Die etwa zeitgleich erschienene 6,5x65(R) RWS ebenso. 6,5mm-Randpatronen spielen bei Neuwaffen z.Z. gar keine Rolle mehr (was der Labo-Rückgang an Fabrikmunition in 6,5x57R und der totale Wegfall der 6,5x68R verdeutlicht) und bei den Repetierern brachte die in den späten 80ern und in den 90ern massenweise auf den Markt geworfenen, aus den Depots ausrangierten M96er Schwedenmauser, der 6,5x55 einen regelrechten Siegeszug in ihrer Kalibergruppe, der bis heute andauert und sogar (natürl. in weit geringerem Maße) über den Atlantik schwappte, was dortige Munitionskonstrukteure, wie es ihre Art so ist, "nötigte", neue, eigene US-Konstruktionen in 6,5mm zu entwickeln (.260Rem., 6,5mm-300Wby.Mag., 6,5Credmoore, .26Nosler usw.), obwohl es schon seit 1966, also 30-40Jahre zuvor, eine 6,5mmRem.Mag. und noch früher (1958) eine sehr leistungsstarke .264Win.Mag. in dem Kaliber gab, die aber von "der breiten Masse" dort drüben, obwohl gute Konstruktionen und für den WL spielend einfach aus "geläufigeren" Magnumpatronenhülsen zu fertigen, schon lange wieder vergessen waren.
Also: der Markt (die Nachfrage) ist im Hinblick auf Patronendiversität gesättigt. Anfängl. Hyps neuer Entwicklungen verpuffen schon nach wenigen Jahren, weil sich die Moden und damit die Käuferintressen ändern, und "Tüftler" mit ihren ehem. Konstruktionen auf solche Modeänderungen noch weit weniger reagieren können, als große Konzerne.

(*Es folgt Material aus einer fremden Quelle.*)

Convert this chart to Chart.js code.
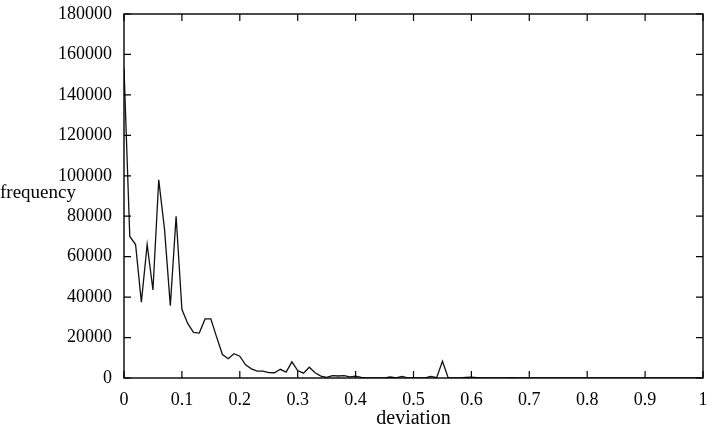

Man erkennt zwar gewisse Wellenbewegungen über Jahre/Jahrzehnte in der Beliebtheit einiger Standardpatronen, aber da eine Neuentwicklung, v.a. im für den dt./öster. Markt untyp. Kalibern wie .243" (hier auch wieder §19(2a)BJG), .257", .277", .338", .358" und .375" (bestes Beispiel .376Steyr), wird da nicht viel Chancen haben hineinzukommen. Einzige Ausnahmen bilden die .30er-Kaliber (.308Win., .30-06 und die beiden Magnums von Winchster und Weatherby), die zum Eindringen ins dt. Standardpatronenprogramm die zeitweise Unbeliebtheit des 8mm-Kalibers in den 70er/80er Jahren nutzten. Ohne die damalige Interessenabkehr vom 8mm-Kaliber (mit Hilfe des DJVs) hätte, bis auf die durch das H&K-G3 bekannte, .308Win., wohl kein anderes .30er-Kaliber in Dtl. dermaßen Fuß fassen können.
Ebensowenig Neuchancen werden die oft sehr guten und bewährten Konstruktionen haben, die dem oben schon erwähnten Rationalisierungsausschuß des DJV Mitte der 50er Jahre, zum Opfer fielen und zumind. "rechnerische" Lücken in Leistung und/oder Geschoßdurchmesser/-gewicht (8x64S/x65RS, 9x57(R) hinterlassen haben, oder die, die an einen best. Waffentyp gebunden waren, wie die vier Mannlicher Schönauer Kaliber 6,5x54, 8x56, 9x56 und 9,5x57 und in der jetztigen "Kurzlaufmanie", wie auch 9x57 oder 9,3x57, durchaus ihre Berechtigung hätten, ebenso .264Win.Mag. und 6,5mmRem.Mag. in den USA.